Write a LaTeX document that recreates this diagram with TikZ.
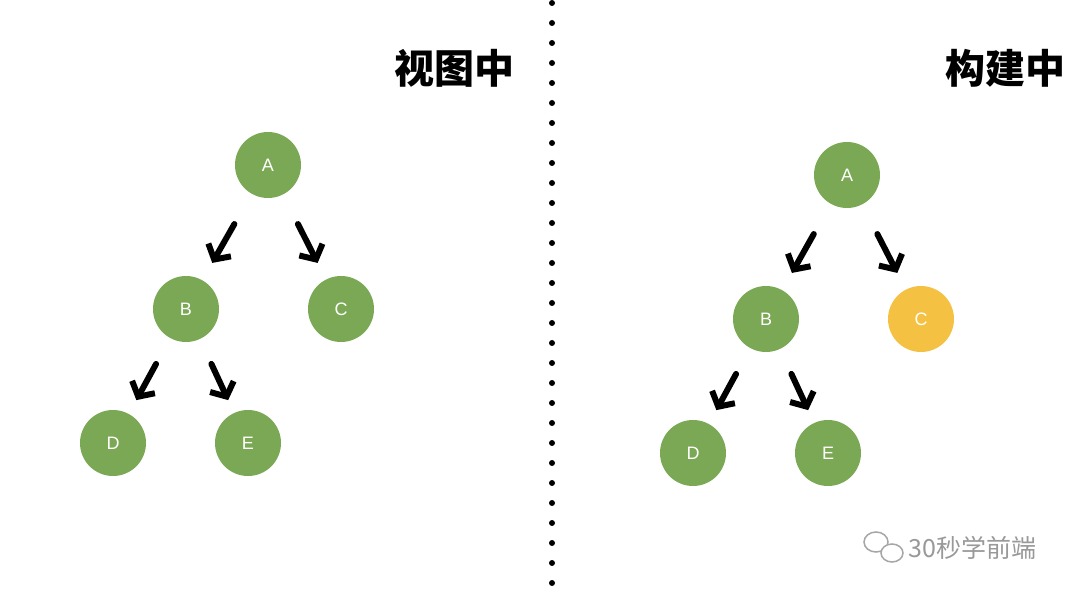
\documentclass[tikz,border=0pt]{standalone}
\usepackage{fontspec}
\setmainfont{Liberation Sans}
\newfontfamily\cjk{Noto Sans CJK SC}
\usetikzlibrary{arrows.meta,calc}
\definecolor{gr}{HTML}{7BA854}
\definecolor{yl}{HTML}{F4C143}
\tikzset{
 nd/.style={circle,fill=gr,minimum size=66pt,inner sep=0pt,text=white,font=\fontsize{18}{18}\selectfont},
 ar/.style={line width=6pt,-{Straight Barb[length=11pt,width=26pt,line width=6pt]},line cap=round},
 ttl/.style={anchor=east,font=\cjk\bfseries\fontsize{40}{40}\selectfont}
}
\newcommand{\tarr}[2]{\draw[ar] ($(#1)!0.41!(#2)$) -- ($(#1)!0.68!(#2)$);}
\begin{document}
\begin{tikzpicture}[x=1pt,y=-1pt]
\useasboundingbox[fill=white] (0,0) rectangle (1080,596);
\foreach \y in {3,23,...,596} \fill (552,\y) circle (3pt);
\node[ttl] (t1) at (518,68) {视图中};
\node[ttl] (t2) at (1069,68) {构建中};
\node[nd] (A) at (268,165) {A};
\node[nd] (B) at (186,309) {B};
\node[nd] (C) at (341,309) {C};
\node[nd] (D) at (113,443) {D};
\node[nd] (E) at (248,443) {E};
\tarr{A}{B}\tarr{A}{C}\tarr{B}{D}\tarr{B}{E}
\node[nd] (A2) at (847,175) {A};
\node[nd] (B2) at (766,319) {B};
\node[nd,fill=yl] (C2) at (921,319) {C};
\node[nd] (D2) at (693,453) {D};
\node[nd] (E2) at (828,453) {E};
\tarr{A2}{B2}\tarr{A2}{C2}\tarr{B2}{D2}\tarr{B2}{E2}
\draw[gray!70,line width=1.5pt] (876,542) ellipse (12pt and 10pt);
\draw[gray!70,line width=1.5pt,fill=white] (892,553) ellipse (11pt and 9pt);
\node[anchor=west,text=gray!80,font=\cjk\fontsize{25}{25}\selectfont] (wm) at (905,548) {30秒学前端};
\end{tikzpicture}
\end{document}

*Prompt*:
Write out the material above once more, exactly as it reads, with no pictures.

*Task response*:
Write a LaTeX document that recreates this diagram with TikZ.
\documentclass[tikz,border=0pt]{standalone}
\usepackage{fontspec}
\setmainfont{Liberation Sans}
\newfontfamily\cjk{Noto Sans CJK SC}
\usetikzlibrary{arrows.meta,calc}
\definecolor{gr}{HTML}{7BA854}
\definecolor{yl}{HTML}{F4C143}
\tikzset{
 nd/.style={circle,fill=gr,minimum size=66pt,inner sep=0pt,text=white,font=\fontsize{18}{18}\selectfont},
 ar/.style={line width=6pt,-{Straight Barb[length=11pt,width=26pt,line width=6pt]},line cap=round},
 ttl/.style={anchor=east,font=\cjk\bfseries\fontsize{40}{40}\selectfont}
}
\newcommand{\tarr}[2]{\draw[ar] ($(#1)!0.41!(#2)$) -- ($(#1)!0.68!(#2)$);}
\begin{document}
\begin{tikzpicture}[x=1pt,y=-1pt]
\useasboundingbox[fill=white] (0,0) rectangle (1080,596);
\foreach \y in {3,23,...,596} \fill (552,\y) circle (3pt);
\node[ttl] (t1) at (518,68) {视图中};
\node[ttl] (t2) at (1069,68) {构建中};
\node[nd] (A) at (268,165) {A};
\node[nd] (B) at (186,309) {B};
\node[nd] (C) at (341,309) {C};
\node[nd] (D) at (113,443) {D};
\node[nd] (E) at (248,443) {E};
\tarr{A}{B}\tarr{A}{C}\tarr{B}{D}\tarr{B}{E}
\node[nd] (A2) at (847,175) {A};
\node[nd] (B2) at (766,319) {B};
\node[nd,fill=yl] (C2) at (921,319) {C};
\node[nd] (D2) at (693,453) {D};
\node[nd] (E2) at (828,453) {E};
\tarr{A2}{B2}\tarr{A2}{C2}\tarr{B2}{D2}\tarr{B2}{E2}
\draw[gray!70,line width=1.5pt] (876,542) ellipse (12pt and 10pt);
\draw[gray!70,line width=1.5pt,fill=white] (892,553) ellipse (11pt and 9pt);
\node[anchor=west,text=gray!80,font=\cjk\fontsize{25}{25}\selectfont] (wm) at (905,548) {30秒学前端};
\end{tikzpicture}
\end{document}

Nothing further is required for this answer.